To help vulnerable families stay in their homes the government launched a mortgage rescue scheme. The minister was reported as being excited about progress. During May the number of families helped by the scheme had trebled – from two to six. Yes, two to six!
‘The impact of the scheme is accelerating’, the minister said. You have to wonder how he could bring himself to say that. The scheme is costing us £200m. Inevitably reports say that the time it takes to access assistance is ‘extraordinary’. How did the minister become such a fool? Why can’t he say we got that wrong, why can’t he focus on understanding the problem rather than launching and then defending a dumb idea?
The Department of Energy and Climate Change set energy companies a target for carbon emissions (the Carbon Emissions Reduction Target). The most expedient way for companies to meet the obligations of the target is to send out lots of cheap energy-saving light bulbs. They are cheap because they are the old fashioned and ugly ‘stick-type’ CFLs, hated by many people, and they often have screw fittings that cannot be used in the bayonet sockets found in most homes.
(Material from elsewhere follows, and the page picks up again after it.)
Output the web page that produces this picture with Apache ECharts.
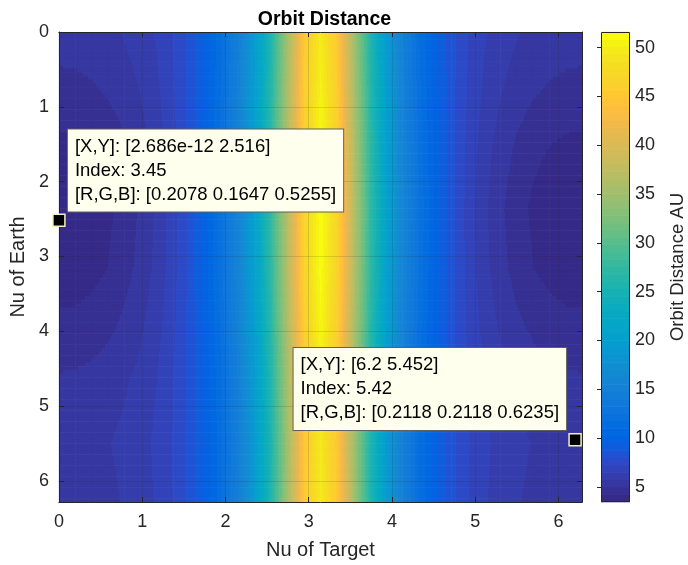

About 200m unsolicited bulbs have so far been sent out. Over 140m were sent out under previous schemes. We learn that many people are not fitting them, some are storing them and many are expected to end up in land-fill, where they pose a pollution problem.
All shocking, I’m sure you’ll agree. But wait, something even more shocking: The Department won’t stop this happening right now because this would ‘unfairly penalise’ companies who had not yet taken advantage of the scheme.
You couldn’t make it up.
ICS has been dumped.
Hurrah! Baroness Morgan, the children’s minister, has told councils they will no longer be required to comply with the specifications for ICS (Integrated Children’s System). Reports published by the Social Work Task Force and Osfted found the same as readers have seen here. ICS ensures we have a disintegrated work system – in short, a demoralising, box-ticking world, full of waste; that puts children at risk.
Councils are now free to develop their own record-keeping systems, so a word of advice: Design a system that captures ONLY the data required to do the value work. This improves quality when doing the value work and minimises cost. People working with children who want to know more about what this means in practice should feel free to get in touch – advice from a Vanguard expert over the phone will be free. Systems thinkers know what it means and how to do it.
We should be grateful to the Baroness for giving us the scope to make a big difference to children’s services. Let’s hope it’s a sign of things to come.
See the news at: http://www.telegraph.co.uk/news/newstopics/politics/lawandorder/5770802/Database-to-track-vulnerable-children-scrapped-by-Government.html
Thanks to the reader who sent me the story of Dave Carroll, a little-known Canadian Country and Western singer. He had a problem with United’s baggage handlers trashing his guitar and then with their Customer Service people, who didn’t want to be of service. So he made up a song – ‘United Breaks Guitars’ and put it in You Tube. It made me laugh.
View it at: http://www.youtube.com/watch?v=5YGc4zOqozo
Anyone fancy writing a song about dealing with the Audit Commission?